Sapan Luang Church is a large and growing church that now has two distinct congregations: An older congregation of Chinese and a younger congregation of their children and grandchildren, who speak mainly Thai. Both congregations worship at the same hour on Sunday morning in two different sanctuaries in the same facility. The younger, Thai congregation is the larger, but the older Chinese congregation is composed of the “elders” in the church. We were escorted into the Chinese worship service, because it is the only one that provides simultaneous translation of the service in English via headphone sets. (They did not know that we could understand and speak Thai.)
As it turns out, the Chinese service is done in both Thai and Chinese – and what an experience that was! We sang three hymns during the service. The same hymn is sung simultaneously in both languages out of two different hymn books. Scripture is read in both languages by two different lectors, standing at two different microphones at the lectern. Announcements are given in both languages. The choir, numbering twenty-five, sang a Palm Sunday anthem in English with a soprano solo. They were accompanied by both a grand piano and an organ.
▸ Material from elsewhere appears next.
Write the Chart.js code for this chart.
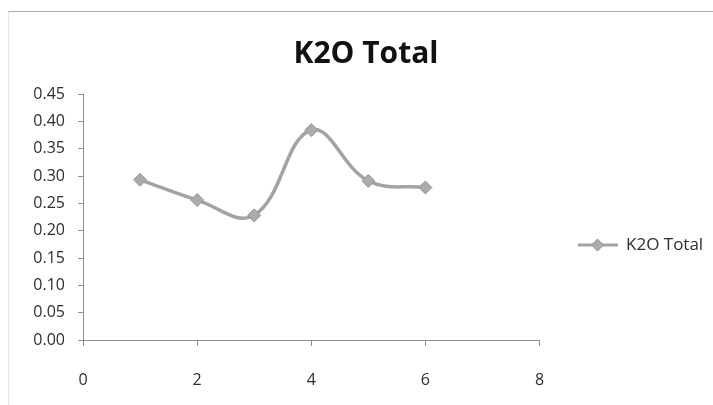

The preacher preaches in either language and the sermon is translated, sentence by sentence, by someone standing in the pulpit with him, using a second microphone. In this case, the preacher preached in Thai and the man standing beside him, who was the pastor of the church, translated the sermon into Chinese. The message was taken from Matthew 21:1-11, the Palm Sunday story. The preacher focused on the willingness of the man who owned the colt to let it go for the Lord to use. He spoke of our need to trust God and let go. The hymn after the sermon was, of course, “Trust and Obey.”
After the service, an elder in the church took us under his wing and brought us to the courtyard for the Fellowship Hour. He introduced us to some key people – an elder at the church, a member who was recently appointed to the Board of Directors of the Bangkok Christian Guest House, and an old friend of Mom and Dad’s who owns a jewelry store in Bangkok, though he says he is now retired and his son is running the business. We also watched as members picked up the shirts they will wear for Easter Sunday – polo shirts with the name of the church and an Easter logo embroidered on them, made by a member who owns a shirt factory. We were invited to return for the special events of Holy Week – a Good Friday service, Easter Sunrise Service and breakfast at the church, and the big Easter Service. After a glass of tea, we caught a taxi home, amazed and grateful for the hospitality of the members and uplifted by the music and the powerful message.